** Exercise brief **
Reproduce the material word for word; the images stay out.

** Recorded data **
──────────────────────────────

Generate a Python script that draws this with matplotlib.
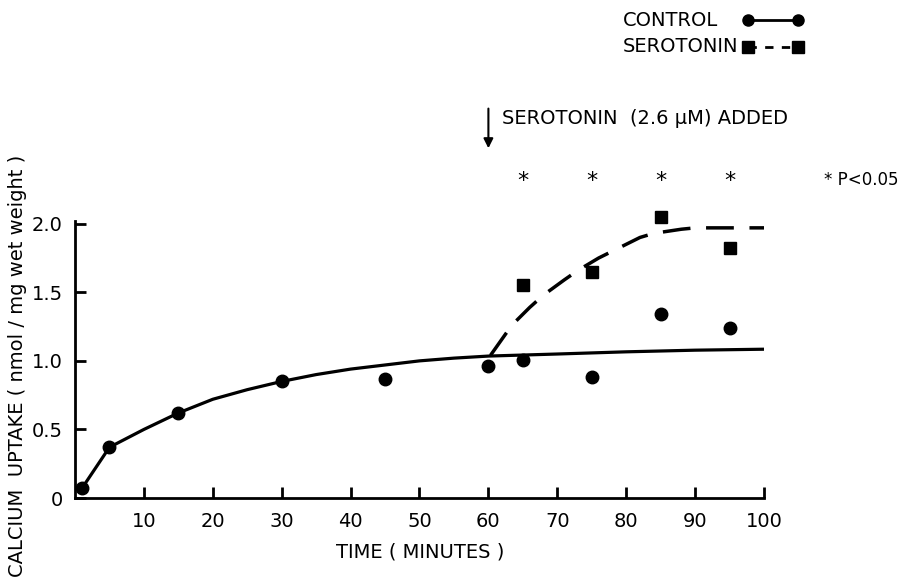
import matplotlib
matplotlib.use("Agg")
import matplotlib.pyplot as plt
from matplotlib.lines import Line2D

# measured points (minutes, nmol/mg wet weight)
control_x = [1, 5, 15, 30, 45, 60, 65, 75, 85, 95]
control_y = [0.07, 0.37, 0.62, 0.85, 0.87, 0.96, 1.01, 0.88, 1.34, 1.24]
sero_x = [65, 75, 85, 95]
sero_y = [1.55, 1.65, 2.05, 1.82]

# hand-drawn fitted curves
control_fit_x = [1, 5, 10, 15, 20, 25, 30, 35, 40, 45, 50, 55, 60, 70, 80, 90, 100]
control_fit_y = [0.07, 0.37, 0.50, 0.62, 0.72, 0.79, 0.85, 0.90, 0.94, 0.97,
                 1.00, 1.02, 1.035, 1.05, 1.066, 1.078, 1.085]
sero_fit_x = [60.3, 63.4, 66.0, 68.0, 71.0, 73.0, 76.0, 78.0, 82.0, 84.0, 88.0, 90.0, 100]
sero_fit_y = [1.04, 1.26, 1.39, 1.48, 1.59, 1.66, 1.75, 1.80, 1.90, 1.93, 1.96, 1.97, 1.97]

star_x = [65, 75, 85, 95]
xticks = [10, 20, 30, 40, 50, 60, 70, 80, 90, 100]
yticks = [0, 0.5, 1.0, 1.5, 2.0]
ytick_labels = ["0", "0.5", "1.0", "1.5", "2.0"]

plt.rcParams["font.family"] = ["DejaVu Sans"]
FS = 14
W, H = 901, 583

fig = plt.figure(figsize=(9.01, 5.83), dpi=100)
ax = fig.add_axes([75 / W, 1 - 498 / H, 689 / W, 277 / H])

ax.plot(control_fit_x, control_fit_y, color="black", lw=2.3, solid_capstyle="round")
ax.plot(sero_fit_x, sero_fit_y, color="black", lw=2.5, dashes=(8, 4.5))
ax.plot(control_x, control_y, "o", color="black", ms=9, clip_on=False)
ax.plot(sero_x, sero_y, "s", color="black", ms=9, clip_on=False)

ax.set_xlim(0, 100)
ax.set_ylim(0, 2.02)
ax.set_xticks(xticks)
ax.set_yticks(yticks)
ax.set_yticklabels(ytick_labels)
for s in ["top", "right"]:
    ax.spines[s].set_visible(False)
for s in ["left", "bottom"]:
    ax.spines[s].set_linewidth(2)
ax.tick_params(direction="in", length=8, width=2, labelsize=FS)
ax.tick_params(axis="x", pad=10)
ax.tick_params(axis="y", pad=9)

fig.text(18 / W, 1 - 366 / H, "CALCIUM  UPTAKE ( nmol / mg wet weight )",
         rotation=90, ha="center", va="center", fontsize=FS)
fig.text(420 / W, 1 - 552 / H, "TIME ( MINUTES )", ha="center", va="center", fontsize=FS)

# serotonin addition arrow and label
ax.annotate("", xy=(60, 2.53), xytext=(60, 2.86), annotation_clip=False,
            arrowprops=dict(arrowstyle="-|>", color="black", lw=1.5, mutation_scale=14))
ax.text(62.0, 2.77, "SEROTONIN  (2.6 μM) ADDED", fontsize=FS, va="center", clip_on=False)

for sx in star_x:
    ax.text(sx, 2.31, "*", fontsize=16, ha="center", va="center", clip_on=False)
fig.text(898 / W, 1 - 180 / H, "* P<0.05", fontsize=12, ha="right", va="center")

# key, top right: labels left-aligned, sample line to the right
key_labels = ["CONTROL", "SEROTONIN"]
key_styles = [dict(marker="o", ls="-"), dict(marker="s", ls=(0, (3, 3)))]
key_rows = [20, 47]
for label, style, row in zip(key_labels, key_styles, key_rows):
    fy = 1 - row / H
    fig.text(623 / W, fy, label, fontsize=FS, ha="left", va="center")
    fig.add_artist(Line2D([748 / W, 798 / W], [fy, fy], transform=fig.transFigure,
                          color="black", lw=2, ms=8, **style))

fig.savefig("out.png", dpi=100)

──────────────────────────────

** Reply to the exercise **
Generate a Python script that draws this with matplotlib.
import matplotlib
matplotlib.use("Agg")
import matplotlib.pyplot as plt
from matplotlib.lines import Line2D

# measured points (minutes, nmol/mg wet weight)
control_x = [1, 5, 15, 30, 45, 60, 65, 75, 85, 95]
control_y = [0.07, 0.37, 0.62, 0.85, 0.87, 0.96, 1.01, 0.88, 1.34, 1.24]
sero_x = [65, 75, 85, 95]
sero_y = [1.55, 1.65, 2.05, 1.82]

# hand-drawn fitted curves
control_fit_x = [1, 5, 10, 15, 20, 25, 30, 35, 40, 45, 50, 55, 60, 70, 80, 90, 100]
control_fit_y = [0.07, 0.37, 0.50, 0.62, 0.72, 0.79, 0.85, 0.90, 0.94, 0.97,
                 1.00, 1.02, 1.035, 1.05, 1.066, 1.078, 1.085]
sero_fit_x = [60.3, 63.4, 66.0, 68.0, 71.0, 73.0, 76.0, 78.0, 82.0, 84.0, 88.0, 90.0, 100]
sero_fit_y = [1.04, 1.26, 1.39, 1.48, 1.59, 1.66, 1.75, 1.80, 1.90, 1.93, 1.96, 1.97, 1.97]

star_x = [65, 75, 85, 95]
xticks = [10, 20, 30, 40, 50, 60, 70, 80, 90, 100]
yticks = [0, 0.5, 1.0, 1.5, 2.0]
ytick_labels = ["0", "0.5", "1.0", "1.5", "2.0"]

plt.rcParams["font.family"] = ["DejaVu Sans"]
FS = 14
W, H = 901, 583

fig = plt.figure(figsize=(9.01, 5.83), dpi=100)
ax = fig.add_axes([75 / W, 1 - 498 / H, 689 / W, 277 / H])

ax.plot(control_fit_x, control_fit_y, color="black", lw=2.3, solid_capstyle="round")
ax.plot(sero_fit_x, sero_fit_y, color="black", lw=2.5, dashes=(8, 4.5))
ax.plot(control_x, control_y, "o", color="black", ms=9, clip_on=False)
ax.plot(sero_x, sero_y, "s", color="black", ms=9, clip_on=False)

ax.set_xlim(0, 100)
ax.set_ylim(0, 2.02)
ax.set_xticks(xticks)
ax.set_yticks(yticks)
ax.set_yticklabels(ytick_labels)
for s in ["top", "right"]:
    ax.spines[s].set_visible(False)
for s in ["left", "bottom"]:
    ax.spines[s].set_linewidth(2)
ax.tick_params(direction="in", length=8, width=2, labelsize=FS)
ax.tick_params(axis="x", pad=10)
ax.tick_params(axis="y", pad=9)

fig.text(18 / W, 1 - 366 / H, "CALCIUM  UPTAKE ( nmol / mg wet weight )",
         rotation=90, ha="center", va="center", fontsize=FS)
fig.text(420 / W, 1 - 552 / H, "TIME ( MINUTES )", ha="center", va="center", fontsize=FS)

# serotonin addition arrow and label
ax.annotate("", xy=(60, 2.53), xytext=(60, 2.86), annotation_clip=False,
            arrowprops=dict(arrowstyle="-|>", color="black", lw=1.5, mutation_scale=14))
ax.text(62.0, 2.77, "SEROTONIN  (2.6 μM) ADDED", fontsize=FS, va="center", clip_on=False)

for sx in star_x:
    ax.text(sx, 2.31, "*", fontsize=16, ha="center", va="center", clip_on=False)
fig.text(898 / W, 1 - 180 / H, "* P<0.05", fontsize=12, ha="right", va="center")

# key, top right: labels left-aligned, sample line to the right
key_labels = ["CONTROL", "SEROTONIN"]
key_styles = [dict(marker="o", ls="-"), dict(marker="s", ls=(0, (3, 3)))]
key_rows = [20, 47]
for label, style, row in zip(key_labels, key_styles, key_rows):
    fy = 1 - row / H
    fig.text(623 / W, fy, label, fontsize=FS, ha="left", va="center")
    fig.add_artist(Line2D([748 / W, 798 / W], [fy, fy], transform=fig.transFigure,
                          color="black", lw=2, ms=8, **style))

fig.savefig("out.png", dpi=100)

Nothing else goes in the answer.